Il Vangelo, poi, ci regala un ulteriore particolare: Gesù rende grazie prima di compiere il miracolo, anzi mentre compie il miracolo. Rendere grazie è atto liturgico, cioè esprime la consapevolezza dell’unicità di Dio e del fatto che i doni della nostra vita vengono da lui, dalla sua bontà e paternità: è il gesto di chi sa da dove viene la vita e da dove essa si moltiplica. Gesù compie il suo miracolo dentro questo atteggiamento: ciò non enfatizza quello che capita, ma amplifica la vita dentro la relazione con il Padre. I miracoli, compresi quelli educativi, possono essere ingombranti, a volte inutili, se non sono inseriti in un contesto di relazione vera, a 360 gradi, tra di noi e con Dio. Nessun ragazzo può sopportare il fatto di sentirsi “miracolato” da un punto di vista educativo, se ciò venisse soltanto da noi: sarebbe un peso che lo schiaccia, che lo fa
sentire sempre piccolo e bisognoso. Ma quando tutti siamo piccoli e bisognosi, allora ciò che riceviamo dagli altri è un riflesso di ciò che Dio ha donato e continua a donare a tutti. Non educhiamo perché qualcuno brutto e cattivo possa redimersi; ma educhiamo perché tutti ricevano quella bontà e paternità di Dio che spettano ad ogni uomo, che Dio stesso continua a moltiplicare come cibo per la nostra vita.

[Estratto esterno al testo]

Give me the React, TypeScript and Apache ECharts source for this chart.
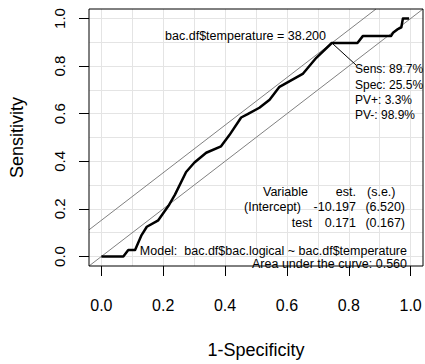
import React, { useEffect, useRef } from "react";
import * as echarts from "echarts";

// ROC curve points (1-Specificity, Sensitivity)
const fpr = [0, 0.071, 0.087, 0.109, 0.13, 0.147, 0.184, 0.217, 0.238, 0.274, 0.301, 0.339, 0.387, 0.414, 0.452, 0.473, 0.511, 0.544, 0.576, 0.651, 0.695, 0.745, 0.828, 0.846, 0.937, 0.943, 0.957, 0.97, 0.975, 0.995];
const tpr = [0, 0, 0.027, 0.027, 0.09, 0.125, 0.152, 0.213, 0.26, 0.355, 0.395, 0.436, 0.463, 0.51, 0.584, 0.598, 0.625, 0.659, 0.713, 0.767, 0.835, 0.897, 0.897, 0.927, 0.927, 0.94, 0.954, 0.963, 1.0, 1.0];

const xTicks = [0, 0.2, 0.4, 0.6, 0.8, 1.0];
const yTicks = [0, 0.2, 0.4, 0.6, 0.8, 1.0];
const gridValues = [0, 0.1, 0.2, 0.3, 0.4, 0.5, 0.6, 0.7, 0.8, 0.9, 1.0];

const axisMin = -0.04;
const axisMax = 1.04;

// Optimal cut-off
const cutoffVar = "bac.df$temperature";
const cutoffValue = 38.2;
const optSens = 0.897;
const optSpec = 0.255;
const optPVpos = 0.033;
const optPVneg = 0.989;

// Model table
const tableHeader = ["Variable", "est.", "(s.e.)"];
const tableVars = ["(Intercept)", "test"];
const tableEst = [-10.197, 0.171];
const tableSe = [6.52, 0.167];
const modelText = "Model:  bac.df$bac.logical ~ bac.df$temperature";
const auc = 0.56;

const FONT = "'Liberation Sans', Arial, sans-serif";

export default function App() {
  const ref = useRef<HTMLDivElement>(null);
  useEffect(() => {
    if (!ref.current) return;
    const chart = echarts.init(ref.current, null, { renderer: "svg" });
    const curve = fpr.map((x, i) => [x, tpr[i]]);
    const optX = 1 - optSpec;
    const youdenOffset = optSens - optX;
    const diag = [[axisMin, axisMin], [axisMax, axisMax]];
    const youden = [[axisMin, axisMin + youdenOffset], [axisMax - youdenOffset, axisMax]];
    const gridLines = [
      ...gridValues.map((v) => ({ coords: [[v, axisMin], [v, axisMax]] })),
      ...gridValues.map((v) => ({ coords: [[axisMin, v], [axisMax, v]] })),
    ];
    const pct = (v: number) => (v * 100).toFixed(1) + "%";
    const txt = (text: string, x: number, y: number, align: string, size = 12.5) => ({
      type: "text",
      x,
      y,
      silent: true,
      style: {
        text,
        fill: "#000",
        font: `${size}px ${FONT}`,
        textAlign: align,
        textVerticalAlign: "middle",
      },
      z: 10,
    });
    const optLines = [
      "Sens: " + pct(optSens),
      "Spec: " + pct(optSpec),
      "PV+: " + pct(optPVpos),
      "PV-: " + pct(optPVneg),
    ];
    const graphics: any[] = [
      txt(`${cutoffVar} = ${cutoffValue.toFixed(3)}`, 326, 36, "right"),
      ...optLines.map((t, i) => txt(t, 355, 69.3 + i * 15.3, "left", 12)),
      {
        type: "line",
        silent: true,
        shape: { x1: 333, y1: 44, x2: 356, y2: 65 },
        style: { stroke: "#000", lineWidth: 1 },
        z: 10,
      },
      txt(tableHeader[0], 263, 191.7, "left"),
      txt(tableHeader[1], 356, 191.7, "right"),
      txt(tableHeader[2], 367, 191.7, "left"),
      txt(tableVars[0], 244, 207.3, "left"),
      txt(tableEst[0].toFixed(3), 356, 207.3, "right"),
      txt(`(${tableSe[0].toFixed(3)})`, 405, 207.3, "right"),
      txt(tableVars[1], 312, 222.7, "right"),
      txt(tableEst[1].toFixed(3), 356, 222.7, "right"),
      txt(`(${tableSe[1].toFixed(3)})`, 405, 222.7, "right"),
      txt(modelText, 407, 251, "right"),
      txt(`Area under the curve: ${auc.toFixed(3)}`, 407, 263.5, "right"),
    ];

    chart.setOption({
      animation: false,
      backgroundColor: "#fff",
      textStyle: { fontFamily: FONT },
      grid: {
        left: 89,
        top: 9,
        right: 2,
        bottom: 88,
        show: true,
        borderColor: "#000",
        borderWidth: 1,
        backgroundColor: "transparent",
        z: 5,
      },
      xAxis: {
        type: "value",
        min: axisMin,
        max: axisMax,
        name: "1-Specificity",
        nameLocation: "middle",
        nameGap: 75,
        nameTextStyle: { color: "#000", fontSize: 18, fontFamily: FONT },
        axisLine: { show: false, onZero: false },
        splitLine: { show: false },
        axisTick: {
          show: true,
          customValues: xTicks,
          length: 10,
          lineStyle: { color: "#000", width: 1 },
        },
        axisLabel: {
          customValues: xTicks,
          formatter: (v: number) => v.toFixed(1),
          color: "#000",
          fontSize: 16,
          fontFamily: FONT,
          margin: 31,
        },
      },
      yAxis: {
        type: "value",
        min: axisMin,
        max: axisMax,
        name: "Sensitivity",
        nameLocation: "middle",
        nameGap: 63,
        nameTextStyle: { color: "#000", fontSize: 18, fontFamily: FONT },
        axisLine: { show: false, onZero: false },
        splitLine: { show: false },
        axisTick: {
          show: true,
          customValues: yTicks,
          length: 10,
          lineStyle: { color: "#000", width: 1 },
        },
        axisLabel: {
          customValues: yTicks,
          formatter: (v: number) => v.toFixed(1),
          color: "#000",
          fontSize: 15,
          fontFamily: FONT,
          rotate: 90,
          margin: 22,
        },
      },
      series: [
        {
          type: "lines",
          name: "grid",
          coordinateSystem: "cartesian2d",
          data: gridLines,
          silent: true,
          z: 0,
          lineStyle: { color: "#e4e4e4", width: 1, opacity: 1 },
        },
        {
          type: "line",
          name: "diagonal",
          data: diag,
          showSymbol: false,
          silent: true,
          z: 1,
          lineStyle: { color: "#808080", width: 1 },
        },
        {
          type: "line",
          name: "youden",
          data: youden,
          showSymbol: false,
          silent: true,
          z: 1,
          lineStyle: { color: "#808080", width: 1 },
        },
        {
          type: "line",
          name: "ROC",
          data: curve,
          showSymbol: false,
          silent: true,
          z: 3,
          lineStyle: { color: "#000", width: 2.5, join: "round" },
        },
      ],
      graphic: graphics,
    });
    return () => chart.dispose();
  }, []);
  return (
    <div
      ref={ref}
      style={{ position: "fixed", left: 0, top: 0, width: 425, height: 364 }}
    />
  );
}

 Ecco perché, alla fine, Gesù fa raccogliere tutto il pane avanzato: è pane che non sfama qualcuno in particolare, ma tutto un popolo (il segno delle dodici ceste è eloquente). È il pane che è uguale per tutti, e di cui tutti hanno bisogno, che non crea egualitarismi al ribasso ma possibilità di vita: pane che fa camminare, che non deve creare dipendenze ma capacità di crescere. Gesù scappa quando qualcuno lo vuole bloccare in questa situazione, quando lo vuole rendere distributore di comodità e non creatore di persone libere e coscienti. Il pane che Cristo moltiplica non toglie la fame, ma fa assaporare il gusto della vita, delle sue parole: educa a non fermarsi al segno, ma ad andare al di là.
 Ecco perché è anche il pane dell’educazione.